Code that draws figures

========================================================================

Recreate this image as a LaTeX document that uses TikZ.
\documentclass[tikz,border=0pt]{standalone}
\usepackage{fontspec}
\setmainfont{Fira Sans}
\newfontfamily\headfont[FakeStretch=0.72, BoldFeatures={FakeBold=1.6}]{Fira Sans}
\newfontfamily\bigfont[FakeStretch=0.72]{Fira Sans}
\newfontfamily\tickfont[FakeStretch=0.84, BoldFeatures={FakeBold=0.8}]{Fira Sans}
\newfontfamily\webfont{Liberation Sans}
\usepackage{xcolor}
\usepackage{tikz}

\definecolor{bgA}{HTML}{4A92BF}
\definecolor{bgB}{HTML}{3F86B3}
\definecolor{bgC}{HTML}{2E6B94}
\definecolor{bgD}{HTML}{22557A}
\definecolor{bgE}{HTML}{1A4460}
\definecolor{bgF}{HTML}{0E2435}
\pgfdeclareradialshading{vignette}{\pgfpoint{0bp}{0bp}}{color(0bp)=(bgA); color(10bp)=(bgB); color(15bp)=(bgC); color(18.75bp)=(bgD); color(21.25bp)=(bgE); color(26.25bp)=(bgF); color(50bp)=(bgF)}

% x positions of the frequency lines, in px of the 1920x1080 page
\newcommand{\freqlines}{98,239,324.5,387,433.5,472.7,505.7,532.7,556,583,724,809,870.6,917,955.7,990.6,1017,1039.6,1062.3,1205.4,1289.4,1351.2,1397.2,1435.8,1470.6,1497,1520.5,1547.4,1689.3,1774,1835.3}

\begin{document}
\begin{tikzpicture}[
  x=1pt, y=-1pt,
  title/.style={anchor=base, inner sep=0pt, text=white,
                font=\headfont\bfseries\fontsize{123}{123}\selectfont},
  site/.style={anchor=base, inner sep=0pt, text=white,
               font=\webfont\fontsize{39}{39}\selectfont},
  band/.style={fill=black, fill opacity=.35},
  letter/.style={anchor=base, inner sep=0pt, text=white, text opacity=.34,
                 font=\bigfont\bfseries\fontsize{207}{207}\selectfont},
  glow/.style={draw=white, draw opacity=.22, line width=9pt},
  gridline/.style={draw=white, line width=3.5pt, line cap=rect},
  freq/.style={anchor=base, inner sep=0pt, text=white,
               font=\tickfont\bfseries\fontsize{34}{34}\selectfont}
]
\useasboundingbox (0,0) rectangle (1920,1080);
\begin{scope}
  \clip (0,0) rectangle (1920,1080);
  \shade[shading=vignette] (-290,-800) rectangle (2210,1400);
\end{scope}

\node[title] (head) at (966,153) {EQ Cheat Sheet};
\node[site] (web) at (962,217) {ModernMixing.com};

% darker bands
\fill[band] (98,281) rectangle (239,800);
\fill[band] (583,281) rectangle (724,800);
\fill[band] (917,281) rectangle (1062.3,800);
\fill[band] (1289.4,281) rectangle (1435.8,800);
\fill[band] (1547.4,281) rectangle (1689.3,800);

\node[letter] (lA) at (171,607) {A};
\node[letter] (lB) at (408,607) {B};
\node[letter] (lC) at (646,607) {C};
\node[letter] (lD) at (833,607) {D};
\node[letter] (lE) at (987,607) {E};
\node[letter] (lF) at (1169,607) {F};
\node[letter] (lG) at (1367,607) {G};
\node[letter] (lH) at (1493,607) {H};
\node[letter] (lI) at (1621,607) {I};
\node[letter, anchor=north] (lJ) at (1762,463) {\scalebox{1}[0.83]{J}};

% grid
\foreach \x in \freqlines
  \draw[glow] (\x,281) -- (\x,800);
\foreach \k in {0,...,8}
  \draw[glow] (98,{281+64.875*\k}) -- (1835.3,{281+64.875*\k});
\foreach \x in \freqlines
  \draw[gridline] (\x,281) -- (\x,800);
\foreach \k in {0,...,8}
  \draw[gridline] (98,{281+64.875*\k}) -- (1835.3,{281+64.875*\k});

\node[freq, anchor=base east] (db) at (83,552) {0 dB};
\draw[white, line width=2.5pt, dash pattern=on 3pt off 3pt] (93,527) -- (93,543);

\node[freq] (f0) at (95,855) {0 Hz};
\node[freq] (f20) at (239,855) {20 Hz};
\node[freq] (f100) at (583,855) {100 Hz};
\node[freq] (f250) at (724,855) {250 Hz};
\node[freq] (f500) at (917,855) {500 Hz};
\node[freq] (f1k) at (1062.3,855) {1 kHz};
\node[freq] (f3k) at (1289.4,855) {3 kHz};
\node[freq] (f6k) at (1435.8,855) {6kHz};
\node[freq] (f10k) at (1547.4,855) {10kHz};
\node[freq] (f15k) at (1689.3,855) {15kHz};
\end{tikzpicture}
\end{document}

========================================================================

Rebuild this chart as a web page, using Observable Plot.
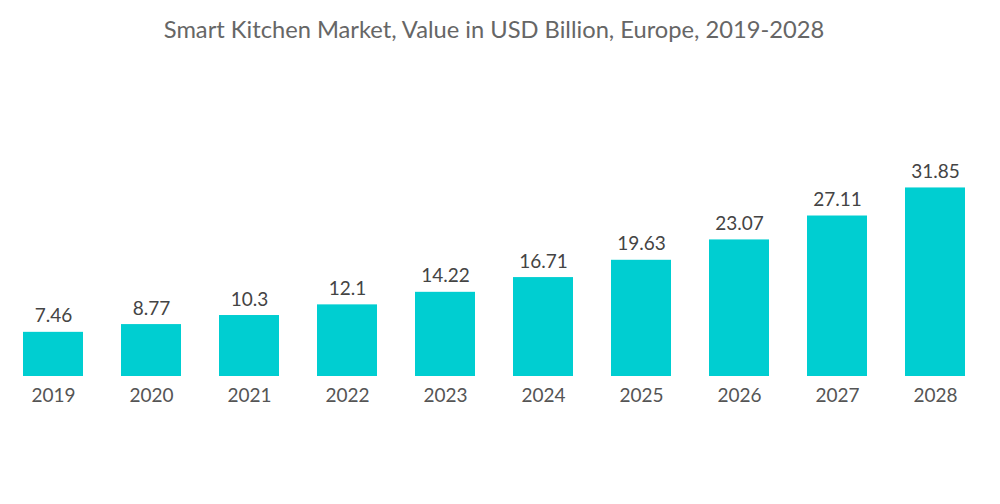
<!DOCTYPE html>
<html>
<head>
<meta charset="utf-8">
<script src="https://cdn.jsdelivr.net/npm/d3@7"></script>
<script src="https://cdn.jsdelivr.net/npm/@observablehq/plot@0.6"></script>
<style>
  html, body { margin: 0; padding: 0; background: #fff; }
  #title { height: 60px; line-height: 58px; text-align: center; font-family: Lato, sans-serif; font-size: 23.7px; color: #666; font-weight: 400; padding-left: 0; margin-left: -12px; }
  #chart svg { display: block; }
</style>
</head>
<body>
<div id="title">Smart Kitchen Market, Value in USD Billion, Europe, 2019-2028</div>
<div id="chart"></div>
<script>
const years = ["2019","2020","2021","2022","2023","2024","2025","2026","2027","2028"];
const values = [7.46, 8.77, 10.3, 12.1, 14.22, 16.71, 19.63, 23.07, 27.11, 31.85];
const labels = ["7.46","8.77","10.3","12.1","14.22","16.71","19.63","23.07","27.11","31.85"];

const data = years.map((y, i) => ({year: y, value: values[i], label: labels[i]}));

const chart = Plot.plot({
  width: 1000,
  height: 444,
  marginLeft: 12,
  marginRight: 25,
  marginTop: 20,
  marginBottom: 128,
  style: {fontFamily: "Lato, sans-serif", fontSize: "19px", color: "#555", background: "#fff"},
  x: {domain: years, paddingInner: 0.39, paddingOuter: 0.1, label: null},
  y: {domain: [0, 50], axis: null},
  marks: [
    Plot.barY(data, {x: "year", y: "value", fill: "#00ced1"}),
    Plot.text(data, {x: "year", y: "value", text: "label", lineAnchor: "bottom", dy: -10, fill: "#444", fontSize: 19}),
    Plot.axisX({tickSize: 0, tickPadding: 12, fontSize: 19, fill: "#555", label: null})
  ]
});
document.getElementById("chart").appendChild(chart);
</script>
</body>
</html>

========================================================================

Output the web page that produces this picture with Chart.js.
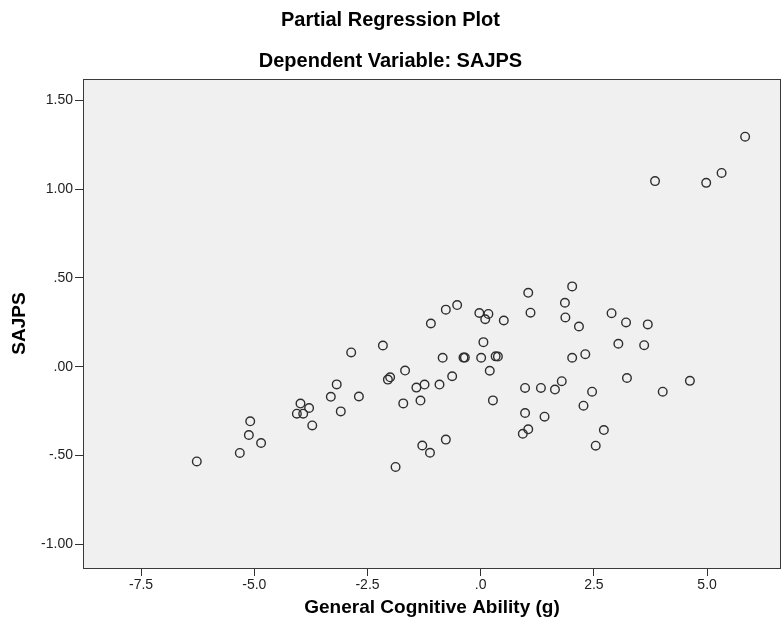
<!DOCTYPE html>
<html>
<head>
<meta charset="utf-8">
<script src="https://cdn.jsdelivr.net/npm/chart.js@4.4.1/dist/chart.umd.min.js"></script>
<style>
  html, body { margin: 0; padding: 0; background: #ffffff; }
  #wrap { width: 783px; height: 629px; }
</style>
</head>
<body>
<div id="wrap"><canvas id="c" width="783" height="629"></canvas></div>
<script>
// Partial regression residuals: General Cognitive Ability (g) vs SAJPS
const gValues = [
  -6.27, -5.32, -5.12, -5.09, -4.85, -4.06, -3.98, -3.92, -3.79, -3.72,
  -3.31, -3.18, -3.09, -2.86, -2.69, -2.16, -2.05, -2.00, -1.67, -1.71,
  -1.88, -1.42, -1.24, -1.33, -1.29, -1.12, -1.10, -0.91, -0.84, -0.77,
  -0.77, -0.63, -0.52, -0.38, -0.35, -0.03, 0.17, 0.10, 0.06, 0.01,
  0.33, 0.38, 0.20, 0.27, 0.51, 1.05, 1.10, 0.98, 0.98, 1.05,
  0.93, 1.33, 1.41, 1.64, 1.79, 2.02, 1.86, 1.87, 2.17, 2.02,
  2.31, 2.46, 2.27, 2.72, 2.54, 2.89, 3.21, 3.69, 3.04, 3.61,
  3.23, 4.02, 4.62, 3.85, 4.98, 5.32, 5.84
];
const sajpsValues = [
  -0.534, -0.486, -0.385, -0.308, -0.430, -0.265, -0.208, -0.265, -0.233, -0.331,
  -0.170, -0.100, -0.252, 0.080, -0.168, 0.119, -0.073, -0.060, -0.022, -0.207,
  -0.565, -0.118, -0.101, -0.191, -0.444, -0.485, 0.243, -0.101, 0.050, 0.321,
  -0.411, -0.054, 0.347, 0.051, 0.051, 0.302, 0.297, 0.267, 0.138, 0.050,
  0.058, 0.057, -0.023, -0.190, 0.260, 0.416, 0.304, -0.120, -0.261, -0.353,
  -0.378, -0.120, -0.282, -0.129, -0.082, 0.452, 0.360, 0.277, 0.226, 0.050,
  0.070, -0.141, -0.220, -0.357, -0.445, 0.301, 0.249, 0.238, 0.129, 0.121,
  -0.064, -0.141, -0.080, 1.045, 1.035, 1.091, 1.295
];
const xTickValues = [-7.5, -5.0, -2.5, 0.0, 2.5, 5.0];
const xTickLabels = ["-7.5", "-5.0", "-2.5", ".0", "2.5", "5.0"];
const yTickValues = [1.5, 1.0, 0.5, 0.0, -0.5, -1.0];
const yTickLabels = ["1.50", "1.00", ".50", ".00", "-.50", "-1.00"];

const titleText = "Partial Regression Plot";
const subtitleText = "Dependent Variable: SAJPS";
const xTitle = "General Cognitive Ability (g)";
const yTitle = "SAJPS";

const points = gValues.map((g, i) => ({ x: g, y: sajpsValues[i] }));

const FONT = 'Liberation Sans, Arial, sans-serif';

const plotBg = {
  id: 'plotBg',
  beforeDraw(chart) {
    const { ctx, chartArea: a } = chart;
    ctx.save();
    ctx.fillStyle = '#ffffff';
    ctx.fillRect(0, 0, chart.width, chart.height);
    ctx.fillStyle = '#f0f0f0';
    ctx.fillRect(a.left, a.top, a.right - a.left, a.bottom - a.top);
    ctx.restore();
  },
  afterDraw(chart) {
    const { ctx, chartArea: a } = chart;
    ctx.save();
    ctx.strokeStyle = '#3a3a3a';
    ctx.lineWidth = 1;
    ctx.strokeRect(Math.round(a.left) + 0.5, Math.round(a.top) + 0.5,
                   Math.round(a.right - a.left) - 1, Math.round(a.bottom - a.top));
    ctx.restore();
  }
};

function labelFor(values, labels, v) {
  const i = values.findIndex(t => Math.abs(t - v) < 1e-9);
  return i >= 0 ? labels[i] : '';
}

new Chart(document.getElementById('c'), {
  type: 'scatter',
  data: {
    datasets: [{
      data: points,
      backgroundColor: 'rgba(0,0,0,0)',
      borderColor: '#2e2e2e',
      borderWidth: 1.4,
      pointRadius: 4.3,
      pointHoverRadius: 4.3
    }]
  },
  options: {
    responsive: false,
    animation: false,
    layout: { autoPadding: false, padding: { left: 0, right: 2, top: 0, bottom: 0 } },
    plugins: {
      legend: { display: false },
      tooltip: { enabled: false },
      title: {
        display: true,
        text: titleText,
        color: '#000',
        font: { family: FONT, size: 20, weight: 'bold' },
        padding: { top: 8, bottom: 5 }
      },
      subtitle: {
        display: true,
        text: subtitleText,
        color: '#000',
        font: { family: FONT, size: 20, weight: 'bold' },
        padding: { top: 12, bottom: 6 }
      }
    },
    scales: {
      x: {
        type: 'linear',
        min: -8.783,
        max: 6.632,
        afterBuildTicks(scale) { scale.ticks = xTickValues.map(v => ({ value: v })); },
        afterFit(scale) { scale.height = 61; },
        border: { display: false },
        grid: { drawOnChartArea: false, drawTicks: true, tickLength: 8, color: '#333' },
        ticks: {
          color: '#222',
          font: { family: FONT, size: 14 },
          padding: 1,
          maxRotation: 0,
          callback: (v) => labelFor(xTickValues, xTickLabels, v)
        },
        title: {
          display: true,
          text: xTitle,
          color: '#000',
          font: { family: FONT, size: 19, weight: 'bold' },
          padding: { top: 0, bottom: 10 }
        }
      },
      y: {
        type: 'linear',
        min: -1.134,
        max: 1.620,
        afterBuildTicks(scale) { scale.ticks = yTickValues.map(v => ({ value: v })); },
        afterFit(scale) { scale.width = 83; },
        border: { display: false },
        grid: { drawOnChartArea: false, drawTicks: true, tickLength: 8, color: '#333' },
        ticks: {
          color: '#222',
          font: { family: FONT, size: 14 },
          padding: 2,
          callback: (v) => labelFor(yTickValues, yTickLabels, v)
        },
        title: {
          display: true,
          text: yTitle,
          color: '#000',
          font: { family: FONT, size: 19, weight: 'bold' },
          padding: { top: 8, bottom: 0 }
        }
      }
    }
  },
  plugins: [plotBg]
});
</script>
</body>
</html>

========================================================================

Description of the task:
From the records above, quote word for word only the lines beginning at the line that has "Output the web" and stopping after the line that has "const FONT = 'Liberation". Omit the pictures.

Exercise output:
Output the web page that produces this picture with Chart.js.
<!DOCTYPE html>
<html>
<head>
<meta charset="utf-8">
<script src="https://cdn.jsdelivr.net/npm/chart.js@4.4.1/dist/chart.umd.min.js"></script>
<style>
  html, body { margin: 0; padding: 0; background: #ffffff; }
  #wrap { width: 783px; height: 629px; }
</style>
</head>
<body>
<div id="wrap"><canvas id="c" width="783" height="629"></canvas></div>
<script>
// Partial regression residuals: General Cognitive Ability (g) vs SAJPS
const gValues = [
  -6.27, -5.32, -5.12, -5.09, -4.85, -4.06, -3.98, -3.92, -3.79, -3.72,
  -3.31, -3.18, -3.09, -2.86, -2.69, -2.16, -2.05, -2.00, -1.67, -1.71,
  -1.88, -1.42, -1.24, -1.33, -1.29, -1.12, -1.10, -0.91, -0.84, -0.77,
  -0.77, -0.63, -0.52, -0.38, -0.35, -0.03, 0.17, 0.10, 0.06, 0.01,
  0.33, 0.38, 0.20, 0.27, 0.51, 1.05, 1.10, 0.98, 0.98, 1.05,
  0.93, 1.33, 1.41, 1.64, 1.79, 2.02, 1.86, 1.87, 2.17, 2.02,
  2.31, 2.46, 2.27, 2.72, 2.54, 2.89, 3.21, 3.69, 3.04, 3.61,
  3.23, 4.02, 4.62, 3.85, 4.98, 5.32, 5.84
];
const sajpsValues = [
  -0.534, -0.486, -0.385, -0.308, -0.430, -0.265, -0.208, -0.265, -0.233, -0.331,
  -0.170, -0.100, -0.252, 0.080, -0.168, 0.119, -0.073, -0.060, -0.022, -0.207,
  -0.565, -0.118, -0.101, -0.191, -0.444, -0.485, 0.243, -0.101, 0.050, 0.321,
  -0.411, -0.054, 0.347, 0.051, 0.051, 0.302, 0.297, 0.267, 0.138, 0.050,
  0.058, 0.057, -0.023, -0.190, 0.260, 0.416, 0.304, -0.120, -0.261, -0.353,
  -0.378, -0.120, -0.282, -0.129, -0.082, 0.452, 0.360, 0.277, 0.226, 0.050,
  0.070, -0.141, -0.220, -0.357, -0.445, 0.301, 0.249, 0.238, 0.129, 0.121,
  -0.064, -0.141, -0.080, 1.045, 1.035, 1.091, 1.295
];
const xTickValues = [-7.5, -5.0, -2.5, 0.0, 2.5, 5.0];
const xTickLabels = ["-7.5", "-5.0", "-2.5", ".0", "2.5", "5.0"];
const yTickValues = [1.5, 1.0, 0.5, 0.0, -0.5, -1.0];
const yTickLabels = ["1.50", "1.00", ".50", ".00", "-.50", "-1.00"];

const titleText = "Partial Regression Plot";
const subtitleText = "Dependent Variable: SAJPS";
const xTitle = "General Cognitive Ability (g)";
const yTitle = "SAJPS";

const points = gValues.map((g, i) => ({ x: g, y: sajpsValues[i] }));

const FONT = 'Liberation Sans, Arial, sans-serif';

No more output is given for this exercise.